U.S. authorizes import of pepper fruit from Colombia
U.S. authorities have approved the importation of five types of fresh pepper fruit from Colombia into the continental United States.
The commodities are Capsicum annuum (Pepper, Bell); C. baccatum (Pepper, Locoto); C. chinense (Pepper, Habanero); C. frutescens (Pepper, Tabasco); and C. pubescens (Pepper, Manzano), the USDA's Animal and Plant Health Inspection Service (APHIS) said.
These commodities will be imported using a systems approach that includes safeguarding measures across the production continuum that growers, packers, and shippers put in place to minimize the risk of introducing plant pests into the U.S., APHIS said.
The organization published a pest risk analysis evaluating the risks associated with importing fresh pepper fruit from Colombia into the continental United States in May 2019.
Based on the pest risk assessment, APHIS experts determined that fresh pepper fruit from Colombia can be safely imported into the U.S. using the designated phytosanitary measures outlined in the systems approach.
Protective measures to mitigate risk during importation require that places, where the pepper fruit is grown (inside pest exclusionary structures), must be registered with Colombia’s national plant protection organization.
In addition, production locations must use approved pest trapping measures and those locations must be monitored, and places of production must be inspected prior to harvesting; peppers must be packed within 24 hours of harvest using insect-proof materials.
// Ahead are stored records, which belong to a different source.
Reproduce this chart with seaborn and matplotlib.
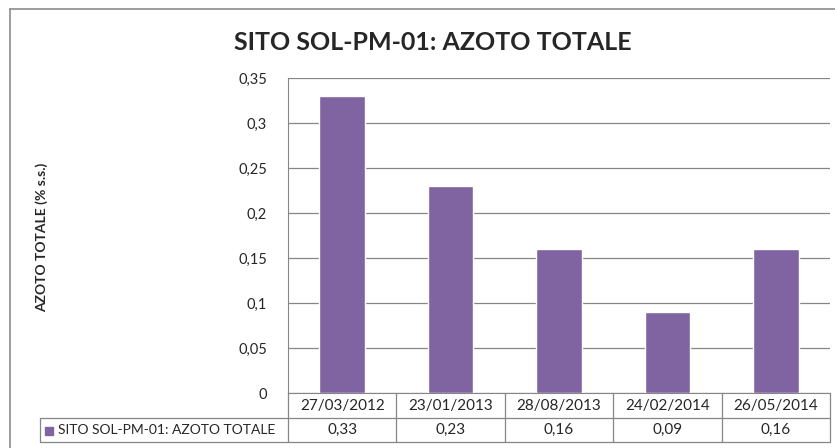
import matplotlib
matplotlib.use("Agg")
import matplotlib.pyplot as plt
import matplotlib.transforms as mtransforms
from matplotlib.lines import Line2D
from matplotlib.patches import Rectangle
import pandas as pd
import seaborn as sns

# data
dates = ["27/03/2012", "23/01/2013", "28/08/2013", "24/02/2014", "26/05/2014"]
azoto = [0.33, 0.23, 0.16, 0.09, 0.16]
yticks = [0, 0.05, 0.1, 0.15, 0.2, 0.25, 0.3, 0.35]
series_name = "SITO SOL-PM-01: AZOTO TOTALE"

BAR = "#8064A2"
GRID = "#868686"
W, H = 835, 448

sns.set_style("white")
plt.rcParams["font.family"] = ["Lato", "DejaVu Sans"]

df = pd.DataFrame({"data": dates, "azoto": azoto})

fig = plt.figure(figsize=(W / 100, H / 100), dpi=100)
ax = fig.add_axes([288 / W, (H - 393) / H, (830 - 288) / W, (393 - 78) / H])

sns.barplot(data=df, x="data", y="azoto", color=BAR, width=0.42, saturation=1, ax=ax)
ax.set_xlim(-0.5, len(dates) - 0.5)
ax.set_ylim(0, 0.35)
ax.set_yticks(yticks)
ax.set_yticklabels([f"{v:g}".replace(".", ",") for v in yticks], fontsize=10.5)
ax.tick_params(axis="y", length=5, color=GRID, pad=10)
ax.tick_params(axis="x", length=0, labelbottom=False)
ax.yaxis.grid(True, color=GRID, linewidth=0.9)
ax.set_axisbelow(True)
ax.set_xlabel("")
ax.set_ylabel("")
for s in ["top", "right"]:
    ax.spines[s].set_visible(False)
for s in ["left", "bottom"]:
    ax.spines[s].set_color(GRID)

# title and y label
fig.text(433 / W, 1 - 42 / H, series_name, ha="center", va="center",
         fontsize=18, fontweight="bold")
fig.text(42 / W, 1 - 237 / H, "AZOTO TOTALE (% s.s.)", rotation=90,
         ha="center", va="center", fontsize=10, fontweight="bold")

# chart frame
fig.add_artist(Line2D([10 / W, 1], [1 - 9 / H, 1 - 9 / H], color="#8c8c8c", lw=1.2))
fig.add_artist(Line2D([10 / W, 10 / W], [1 - 9 / H, 0], color="#8c8c8c", lw=1.2))

# data table below the axis
tr = mtransforms.blended_transform_factory(ax.transData, fig.transFigure)
y_top, y_mid, y_bot = 1 - 393 / H, 1 - 418 / H, 1 - 442 / H
for i in range(len(dates) + 1):
    ax.add_line(Line2D([i - 0.5, i - 0.5], [y_top, y_bot], transform=tr,
                       color=GRID, lw=0.9, clip_on=False))
fig.add_artist(Line2D([40 / W, 830 / W], [y_mid, y_mid], color=GRID, lw=0.9))
fig.add_artist(Line2D([40 / W, 830 / W], [y_bot, y_bot], color=GRID, lw=0.9))
fig.add_artist(Line2D([40 / W, 40 / W], [y_mid, y_bot], color=GRID, lw=0.9))
for i, (d, v) in enumerate(zip(dates, azoto)):
    ax.text(i, (y_top + y_mid) / 2, d, transform=tr, ha="center", va="center", fontsize=11)
    ax.text(i, (y_mid + y_bot) / 2, f"{v:.2f}".replace(".", ","), transform=tr,
            ha="center", va="center", fontsize=11)
fig.add_artist(Rectangle((45 / W, 1 - 435 / H), 8 / W, 8 / H, color=BAR))
fig.text(58 / W, (y_mid + y_bot) / 2, series_name, ha="left", va="center", fontsize=10)

fig.savefig("out.png", dpi=100)
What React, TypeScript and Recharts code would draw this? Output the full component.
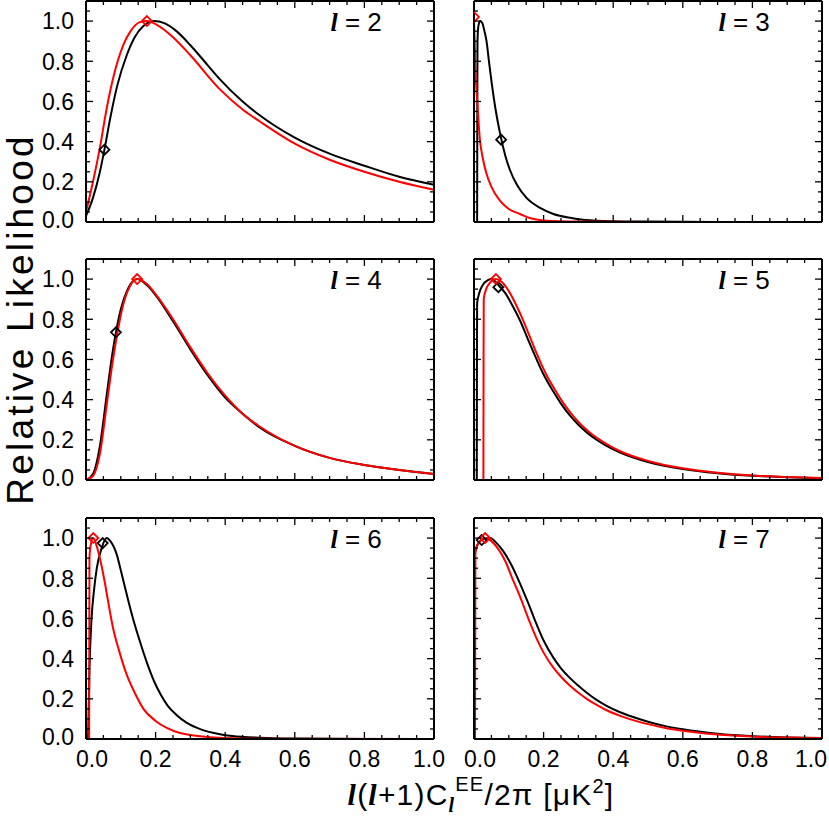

Furthermore, imports must be accompanied by a phytosanitary certificate stating that the consignment was inspected and found free of quarantine pests.
Colombia will also have to enter into an operational work plan with APHIS that spells out the daily procedures its national plant protection organization and growers will take to implement the protective measures identified.
Rodolfo Zea Navarro, Minister of Agriculture and Rural Development, said that pepper exports have been growing over the last five years, and in 2020 amounted to US$748,239.
"With this new opportunity, we hope to start working hand in hand with the private sector, in order to allow us to identify what they require from the national government and thus take advantage, in the short term, of this market. We want to position Colombian peppers in the U.S. market, as we have done with avocados," said Zea.